[Goal] Skip the pictures and quote all of the lines exactly.

[Source material]
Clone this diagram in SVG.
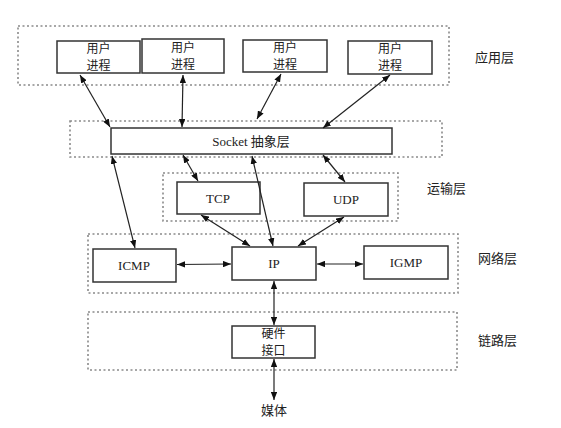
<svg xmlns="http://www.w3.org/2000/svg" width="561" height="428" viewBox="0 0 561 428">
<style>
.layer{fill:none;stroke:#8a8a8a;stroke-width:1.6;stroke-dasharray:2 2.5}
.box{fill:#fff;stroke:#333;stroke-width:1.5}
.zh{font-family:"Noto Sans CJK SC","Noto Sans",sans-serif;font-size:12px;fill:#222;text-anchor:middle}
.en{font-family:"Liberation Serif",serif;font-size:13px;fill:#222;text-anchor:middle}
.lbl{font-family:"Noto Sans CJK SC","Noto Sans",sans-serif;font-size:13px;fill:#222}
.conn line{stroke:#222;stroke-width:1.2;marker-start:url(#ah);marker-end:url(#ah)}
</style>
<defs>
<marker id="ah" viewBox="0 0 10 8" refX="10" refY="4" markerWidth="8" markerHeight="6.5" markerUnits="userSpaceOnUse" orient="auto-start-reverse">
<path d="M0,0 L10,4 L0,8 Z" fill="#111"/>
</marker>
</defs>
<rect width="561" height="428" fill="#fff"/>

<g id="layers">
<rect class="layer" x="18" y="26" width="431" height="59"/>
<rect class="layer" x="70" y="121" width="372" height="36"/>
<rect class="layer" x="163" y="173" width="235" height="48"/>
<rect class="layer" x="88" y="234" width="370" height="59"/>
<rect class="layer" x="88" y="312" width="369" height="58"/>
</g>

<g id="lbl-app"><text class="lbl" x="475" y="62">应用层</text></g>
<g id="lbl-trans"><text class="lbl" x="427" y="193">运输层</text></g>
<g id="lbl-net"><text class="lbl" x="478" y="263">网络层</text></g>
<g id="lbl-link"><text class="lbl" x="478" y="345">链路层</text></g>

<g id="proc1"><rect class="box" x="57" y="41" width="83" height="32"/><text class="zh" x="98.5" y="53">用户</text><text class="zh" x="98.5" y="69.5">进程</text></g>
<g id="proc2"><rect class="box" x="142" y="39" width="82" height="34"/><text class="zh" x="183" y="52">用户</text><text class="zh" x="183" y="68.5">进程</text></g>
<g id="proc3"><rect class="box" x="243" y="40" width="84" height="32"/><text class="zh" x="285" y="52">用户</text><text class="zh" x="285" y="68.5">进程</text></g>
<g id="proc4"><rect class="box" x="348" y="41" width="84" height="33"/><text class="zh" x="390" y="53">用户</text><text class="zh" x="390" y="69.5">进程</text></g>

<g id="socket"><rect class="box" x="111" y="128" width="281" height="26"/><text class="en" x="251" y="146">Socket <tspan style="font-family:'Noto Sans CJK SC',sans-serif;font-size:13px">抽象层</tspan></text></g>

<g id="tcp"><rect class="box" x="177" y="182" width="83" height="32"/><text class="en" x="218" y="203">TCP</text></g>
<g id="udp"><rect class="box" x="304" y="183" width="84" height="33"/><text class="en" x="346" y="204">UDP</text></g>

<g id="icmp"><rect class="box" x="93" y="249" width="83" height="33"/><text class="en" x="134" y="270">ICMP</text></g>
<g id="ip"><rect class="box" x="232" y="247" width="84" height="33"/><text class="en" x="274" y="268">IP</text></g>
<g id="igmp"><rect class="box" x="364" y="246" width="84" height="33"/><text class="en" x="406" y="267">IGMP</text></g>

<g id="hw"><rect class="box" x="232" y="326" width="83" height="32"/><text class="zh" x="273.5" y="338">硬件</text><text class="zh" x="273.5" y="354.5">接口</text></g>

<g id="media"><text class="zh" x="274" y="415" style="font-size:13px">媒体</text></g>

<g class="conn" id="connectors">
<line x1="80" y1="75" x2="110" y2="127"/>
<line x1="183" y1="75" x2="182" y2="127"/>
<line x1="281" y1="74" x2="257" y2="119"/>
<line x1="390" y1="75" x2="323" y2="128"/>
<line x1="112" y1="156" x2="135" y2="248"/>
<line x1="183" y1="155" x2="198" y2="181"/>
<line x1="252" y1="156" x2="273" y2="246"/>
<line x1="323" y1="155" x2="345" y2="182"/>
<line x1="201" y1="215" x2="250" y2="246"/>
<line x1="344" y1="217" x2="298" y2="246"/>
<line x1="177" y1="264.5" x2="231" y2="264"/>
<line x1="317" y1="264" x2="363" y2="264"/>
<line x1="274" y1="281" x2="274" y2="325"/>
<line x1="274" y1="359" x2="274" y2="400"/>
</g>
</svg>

[Solution to this exercise]
Clone this diagram in SVG.
<svg xmlns="http://www.w3.org/2000/svg" width="561" height="428" viewBox="0 0 561 428">
<style>
.layer{fill:none;stroke:#8a8a8a;stroke-width:1.6;stroke-dasharray:2 2.5}
.box{fill:#fff;stroke:#333;stroke-width:1.5}
.zh{font-family:"Noto Sans CJK SC","Noto Sans",sans-serif;font-size:12px;fill:#222;text-anchor:middle}
.en{font-family:"Liberation Serif",serif;font-size:13px;fill:#222;text-anchor:middle}
.lbl{font-family:"Noto Sans CJK SC","Noto Sans",sans-serif;font-size:13px;fill:#222}
.conn line{stroke:#222;stroke-width:1.2;marker-start:url(#ah);marker-end:url(#ah)}
</style>
<defs>
<marker id="ah" viewBox="0 0 10 8" refX="10" refY="4" markerWidth="8" markerHeight="6.5" markerUnits="userSpaceOnUse" orient="auto-start-reverse">
<path d="M0,0 L10,4 L0,8 Z" fill="#111"/>
</marker>
</defs>
<rect width="561" height="428" fill="#fff"/>

<g id="layers">
<rect class="layer" x="18" y="26" width="431" height="59"/>
<rect class="layer" x="70" y="121" width="372" height="36"/>
<rect class="layer" x="163" y="173" width="235" height="48"/>
<rect class="layer" x="88" y="234" width="370" height="59"/>
<rect class="layer" x="88" y="312" width="369" height="58"/>
</g>

<g id="lbl-app"><text class="lbl" x="475" y="62">应用层</text></g>
<g id="lbl-trans"><text class="lbl" x="427" y="193">运输层</text></g>
<g id="lbl-net"><text class="lbl" x="478" y="263">网络层</text></g>
<g id="lbl-link"><text class="lbl" x="478" y="345">链路层</text></g>

<g id="proc1"><rect class="box" x="57" y="41" width="83" height="32"/><text class="zh" x="98.5" y="53">用户</text><text class="zh" x="98.5" y="69.5">进程</text></g>
<g id="proc2"><rect class="box" x="142" y="39" width="82" height="34"/><text class="zh" x="183" y="52">用户</text><text class="zh" x="183" y="68.5">进程</text></g>
<g id="proc3"><rect class="box" x="243" y="40" width="84" height="32"/><text class="zh" x="285" y="52">用户</text><text class="zh" x="285" y="68.5">进程</text></g>
<g id="proc4"><rect class="box" x="348" y="41" width="84" height="33"/><text class="zh" x="390" y="53">用户</text><text class="zh" x="390" y="69.5">进程</text></g>

<g id="socket"><rect class="box" x="111" y="128" width="281" height="26"/><text class="en" x="251" y="146">Socket <tspan style="font-family:'Noto Sans CJK SC',sans-serif;font-size:13px">抽象层</tspan></text></g>

<g id="tcp"><rect class="box" x="177" y="182" width="83" height="32"/><text class="en" x="218" y="203">TCP</text></g>
<g id="udp"><rect class="box" x="304" y="183" width="84" height="33"/><text class="en" x="346" y="204">UDP</text></g>

<g id="icmp"><rect class="box" x="93" y="249" width="83" height="33"/><text class="en" x="134" y="270">ICMP</text></g>
<g id="ip"><rect class="box" x="232" y="247" width="84" height="33"/><text class="en" x="274" y="268">IP</text></g>
<g id="igmp"><rect class="box" x="364" y="246" width="84" height="33"/><text class="en" x="406" y="267">IGMP</text></g>

<g id="hw"><rect class="box" x="232" y="326" width="83" height="32"/><text class="zh" x="273.5" y="338">硬件</text><text class="zh" x="273.5" y="354.5">接口</text></g>

<g id="media"><text class="zh" x="274" y="415" style="font-size:13px">媒体</text></g>

<g class="conn" id="connectors">
<line x1="80" y1="75" x2="110" y2="127"/>
<line x1="183" y1="75" x2="182" y2="127"/>
<line x1="281" y1="74" x2="257" y2="119"/>
<line x1="390" y1="75" x2="323" y2="128"/>
<line x1="112" y1="156" x2="135" y2="248"/>
<line x1="183" y1="155" x2="198" y2="181"/>
<line x1="252" y1="156" x2="273" y2="246"/>
<line x1="323" y1="155" x2="345" y2="182"/>
<line x1="201" y1="215" x2="250" y2="246"/>
<line x1="344" y1="217" x2="298" y2="246"/>
<line x1="177" y1="264.5" x2="231" y2="264"/>
<line x1="317" y1="264" x2="363" y2="264"/>
<line x1="274" y1="281" x2="274" y2="325"/>
<line x1="274" y1="359" x2="274" y2="400"/>
</g>
</svg>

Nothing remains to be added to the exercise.